I first crossed paths with him when he was working in a record shop called Rocks Off in central London in 1976. If memory serves me well, he insisted I buy the debut single of a group I had never heard of: New Rose by the Damned. Unbeknown to me at the time, it was the first British punk record. As I later realised, MacGowan was one of the early faces on the London punk scene. As a wired 19-year-old, he was captured for posterity dancing furiously in a Union Jack jacket on the floor of the fabled Roxy Club in Covent Garden. “I was happy during punk, incredibly happy,” he told me wistfully a decade later. “I didn’t regard it as chaos; to me it was natural living.”

In 1981 his post-punk band the Nips released a single called Gabrielle, its swagger and edgy romantic lyricism the earliest intimation of what was to follow. Then, sometime in 1984, I witnessed the Pogues, then still called Pogue Mahone (the Irish for “kiss my arse”) in a Brixton bar. Apart from the female bass player, Cait O’Riordan, who exuded icily cool punk attitude in spades, there was nothing remotely glamorous about them. I described them back then as “a motley bunch of Anglo-Irish swiggers with attitude, kitted out in secondhand suits their grandfathers might have worn, playing songs their Irish aunts and uncles sang at weddings, parties, anywhere”.
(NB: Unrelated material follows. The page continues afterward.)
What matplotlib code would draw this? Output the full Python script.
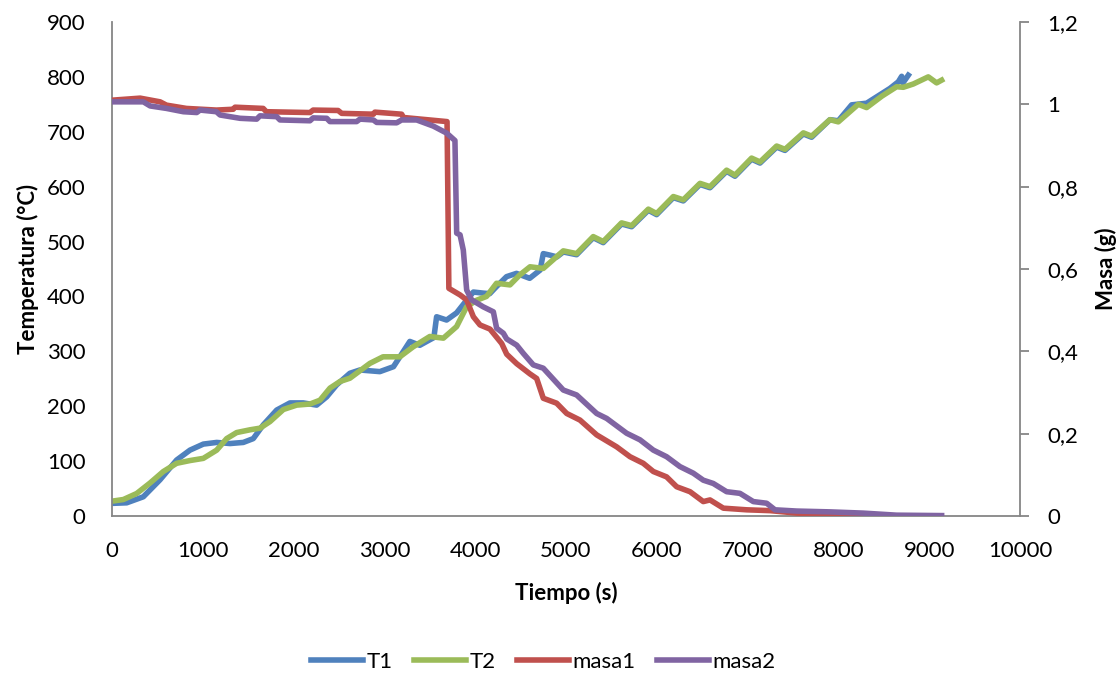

Once I had gotten over the shock of hearing old-fashioned Irish ballads like The Auld Triangle and Poor Paddy being given a good kicking, I began to take in MacGowan’s originals – raw and rowdy punk-fuelled songs like Transmetropolitan and The Boys from the County Hell. To me, and thousands like me, they seemed both old and new, familiar and disorientating. They were immigrant songs: London-Irish rather than purely Irish, as dependent for their visceral insider reportage on the primal influence of the Sex Pistols as on the Dubliners. Back then, MacGowan often evoked a rural, pre-Celtic Tiger Ireland that was already disappearing, but his lyrics spoke to me even more directly of the life I lived back then – the crappy jobs, the dole queue, the casual racism, but also the more illicitly exciting London of semi-legal squats, cheap gigs, and all-night shebeens and dive bars.

Like the plays of Martin McDonagh, who cites the Pogues as a formative influence, MacGowan’s songs arose out of his lived experience of both rural Ireland and inner-city London. Thus, unashamedly romantic descriptions of home often merge with images of urban alienation, oppression and violence.

He was an outsider in England from the moment he arrived as a youngster plucked from rural Tipperary on a scholarship to Westminster School. Constantly bullied for his looks and accent, he spent long hours, he later told me, wandering alone in Soho, a curious teenager drawn to the seedy undertow of those pre-gentrified streets where the lure of peep shows and strip joints still held sway. All he experienced, saw and overheard somehow lodged in his brain, and came out again, transformed, in the songs he wrote on the scraps of paper that littered his flat in King’s Cross alongside the empty bottles and scattered records.

One of those songs, of course, has since entered the public consciousness in the most surprising way. The epic and brutally romantic sway of Fairytale of New York has become the festive song for those of us who can’t abide festive songs, and no amount of annual over-exposure can dull the achingly regretful sway of the couplet he trades with the late Kirsty MacColl – “I could have been someone/ Well, so could anyone.”

“I regard Shane as easily the best lyric writer of our generation,” says Nick Cave. “He has a very natural, unadorned, crystalline way with language. There is a compassion in his words that is always tender, often brutal, and completely his own.” Whatever the ragged contours of Shane MacGowan’s epically unruly life, it is his tender and brutal songs that will live on after he, and those of us who had the good fortune to experience him in full creative flow, are long gone.